What does it mean for software to run natively?

A software is native to a platform if it was designed to run on that platform.

A platform usually refers to an operating system, but it can also be applied to devices such as the Nintendo Game Boy.

Using the Game Boy as an example, it gets its software from cartridges. These cartridges contain code that runs natively on the Game Boy.

Emulators are a layer that allows software designed for one platform to be run on another. For example, there are emulators that can execute images of Game Boy cartridges and allow you to play Game Boy games on your computer or even your mobile phone.

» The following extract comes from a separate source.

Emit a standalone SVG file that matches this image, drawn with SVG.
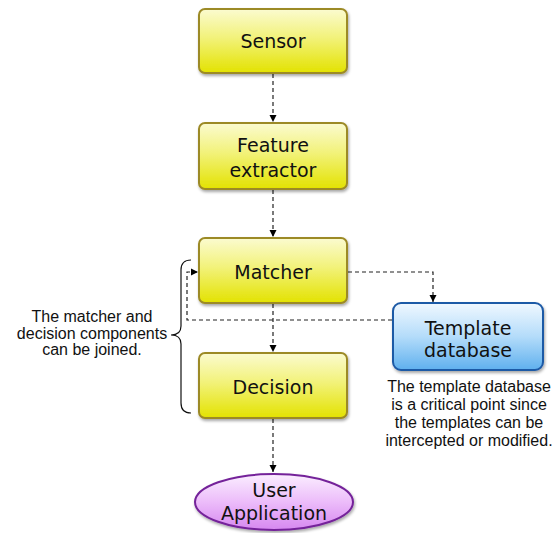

A compatibility layer is kind of like an emulator. When 64-bit computers and operating systems became mainstream, they needed to be compatible with the existing 32-bit technologies. Since 64-bit and 32-bit architectures are very different, a compatibility layer is often needed to run 32-bit software on 64-bit machines. For 64-bit editions of Microsoft Windows, Microsoft needed to write a compatibility layer so that 32-bit programs would still work on the new 64-bit system. This is why some programs are often installed to a folder called Program Files (x86), where x86 means "32-bit".

Compatibility layers tend to be more intimate with the native system than emulators are. VirtualBox emulates hardware for operating systems*, and the systems that it emulates doesn't have very much direct interaction with the host system. WoW64 is a compatibility layer in that it lets 32-bit programs run on 64-bit Windows in a more integrated way. WoW64 helps make programs compatible rather than emulating them in an isolated environment.

A translation library is a component of compatibility layers. Whenever binary code is running non-natively, a translation library helps redirect foreign, non-native calls to native calls that the system can understand. Assembly programs written for the original TI-83 might not be compatible with the newer TI-83/84 Plus calculators because some calls that made sense in the TI-83's architecture may no longer be valid in the TI-83/84+. A translation library (probably included in shells like MirageOS) ensures that calls for the TI-83 go to the new, updated places in the TI-83/84+ calculators.

Platform-independent code is written in a language that is interpreted by something that usually runs natively. For example, PHP is a programming language that is interpreted and executed by the installed PHP binary, which has already been compiled natively for Windows, Mac, and Unix-based operating systems. The PHP code that web scripters write are independent of the platform, allowing the code to work on multiple operating systems as long as PHP is installed for those operating systems.


Miscellaneous

Corrections

* Thank you, Michael Kjörling, for catching some issues with this answer.

Other

The difference between "native" and "non-native" is not black and white. (Credits to afrazier)


Native code is usually used as opposite of platform-indepedent code. If you run native software, you are running a compiled binary and not, for instance, a platform-indepedent script such as javascript or Java bytecode. Compiled C or compiled C++ are the good examples of native code.


There are surprisingly a couple possible answers, but the standard usually is: code compiled to the opcodes for the CPU, and running against the programming libraries of the OS that booted the computer. In this case, most code you run will be native code. Maybe some counter-examples will clear things up.

Java is not native code. It is compiled to an intermediate bytecode, which is then run on the specific chipset. Java can call native code. Eclipse is a great example - for speed, Java calls out to some platform native graphics calls.

If you run WINE, an MS Windows API emulator, that is not native code. Though you're executing code designed for that chipset (x86), you are not running the code for the OS that booted it, but replacement libraries. MAME runs binaries for different CPUs AND operating systems.

Scripts are not native code. They are written in a higher level language which then has to be converted at runtime to code that runs on your CPU.

There are some blurry lines. Your web browser runs as native code,, but it can also run Java (compiled to bytecode) or Javascript (a script interpreted language).